Lobster

Simple job service that was originally written to run hadoop jobs, but can be used for any batch-processing scripts that you want to run.

Lobster runs as a service (daemon) and regularly checks a schedule in $LOBSTER_DIR/config/schedule.rb. The goal is to run the scheduled jobs in parallel but a job can't run twice at the same time (no overlap). The only configuration needed is the delay between 2 job runs.

Get Started

Install

gem install lobster

Create a config/schedule.rb file

Run lobsterize in the directory where you need to setup and run your jobs (defined by the LOBSTER_DIR variable)

lobsterize

Then add a job in config/schedule.rb

# config/schedule.rb
job "my-job" do
  cmd "runthis && runthat >> log/here.log"
  delay 5 # minutes
end

Additional settings:

  • directory this is set to LOBSTER_DIR by default
  • user the Unix user that will run the job, lobster must have full passwordless sudo access to this user
  • max_duration for monitoring, will log an error if the job has not been successful for max_duration + delay minutes

Run Lobster

Two environment variables are used (with defaults):

  • LOBSTER_DIR is the directory used for all job commands, and where the configuration/schedule files are (default: current directory)
  • LOBSTER_ENV is a variable used to handle different environments (default: development)
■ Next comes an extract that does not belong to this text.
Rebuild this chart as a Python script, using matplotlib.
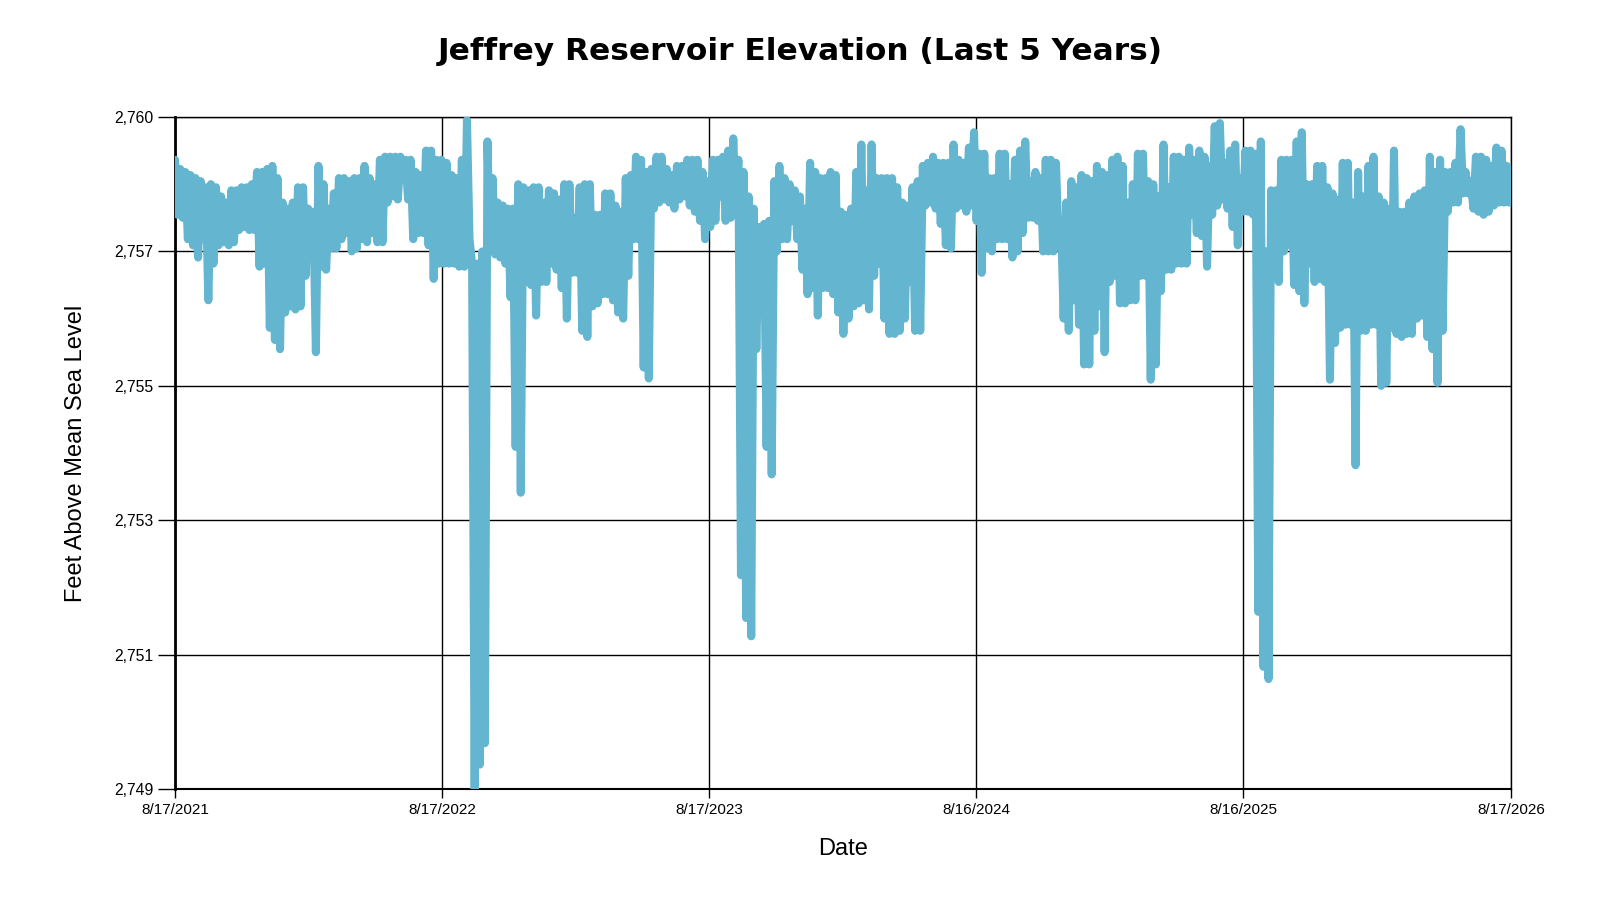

  • lobster run will run in the console

  • or lobster start as a deamon

Configuration

The lobster configuration file should be located in $LOBSTER_DIR/config/lobster.yml and has the following layout

# default values

# monitor the daemon and restart it if it stops
monitor: true
# log directory, absolute or relative to the LOBSTER_DIR
log_dir: log
# pids directory, absolute or relative to the LOBSTER_DIR
pid_dir: /var/run/lobster/
# schedule file, absolute or relative to the LOBSTER_DIR
schedule_file: config/schedule.rb

# environment overrides, the env variable LOBSTER_ENV has 
# to be set (default: development)
my_test_env:
  monitor: false
  log_dir: test_los
my_prod_env:
  pid_dir: /var/run/

Any log in stderr/stdout will be written in the log directory as lobster.output, the actual lobster log is in lobster.log

Capistrano Deployment

It is very easy to have a lobster project with a proper config/lobster.yml to handle different environments such as development, testing and production. You can simply have a schedule.rbfile per environment.

Then you can use capistrano to deploy the new jobs and schedule to your servers (the schedule is automatically reloaded).